For reference here is where you can play spot the error:
# job.init.yaml in cockroachdb/templates
{{ $isClusterInitEnabled := and (eq (len .Values.conf.join) 0) (not (index .Values.conf `single-node`)) }}
{{ $isDatabaseProvisioningEnabled := .Values.init.provisioning.enabled }}
{{- if or $isClusterInitEnabled $isDatabaseProvisioningEnabled }}
{{ template "cockroachdb.tlsValidation" . }}
kind: Job
apiVersion: batch/v1
metadata:
name: {{ template "cockroachdb.fullname" . }}-init
namespace: {{ .Release.Namespace | quote }}
labels:
helm.sh/chart: {{ template "cockroachdb.chart" . }}
app.kubernetes.io/name: {{ template "cockroachdb.name" . }}
app.kubernetes.io/instance: {{ .Release.Name | quote }}
app.kubernetes.io/managed-by: {{ .Release.Service | quote }}
{{- with .Values.init.labels }}
{{- toYaml . | nindent 4 }}
{{- end }}
{{- with .Values.labels }}
{{- toYaml . | nindent 4 }}
{{- end }}
annotations:
helm.sh/hook: post-install,post-upgrade
helm.sh/hook-delete-policy: before-hook-creation
{{- with .Values.init.jobAnnotations }}
{{- toYaml . | nindent 4 }}
{{- end }}
ArgoCD doesn’t run helm install
or helm upgrade
, it runs helm template
and then itself figures out if there is a diff of that intermediate result and what it observes in kubernetes. Thus the job doesn’t actually get considered.

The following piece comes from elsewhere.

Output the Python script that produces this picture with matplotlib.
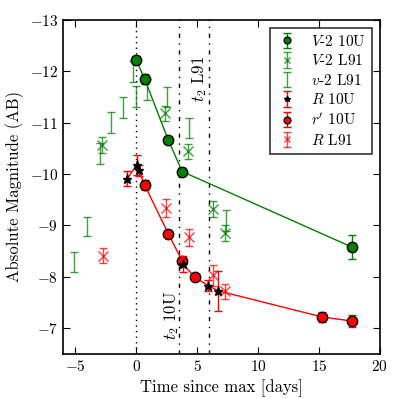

Luckily the helm chart supports additional annotations so let’s just inject a hook for ArgoCD sync.
apiVersion: kustomize.config.k8s.io/v1beta1
kind: Kustomization
resources: []
helmCharts:
- name: cockroachdb
namespace: development
releaseName: cockroachdb
version: 12.0.4
repo: https://charts.cockroachdb.com/
includeCRDs: true
valuesInline:
# ... Removed for brevity
init:
jobAnnotations:
argocd.argoproj.io/hook: Sync
And that was it. Now the database nodes are happily married in a group of three like quarks in a hadron.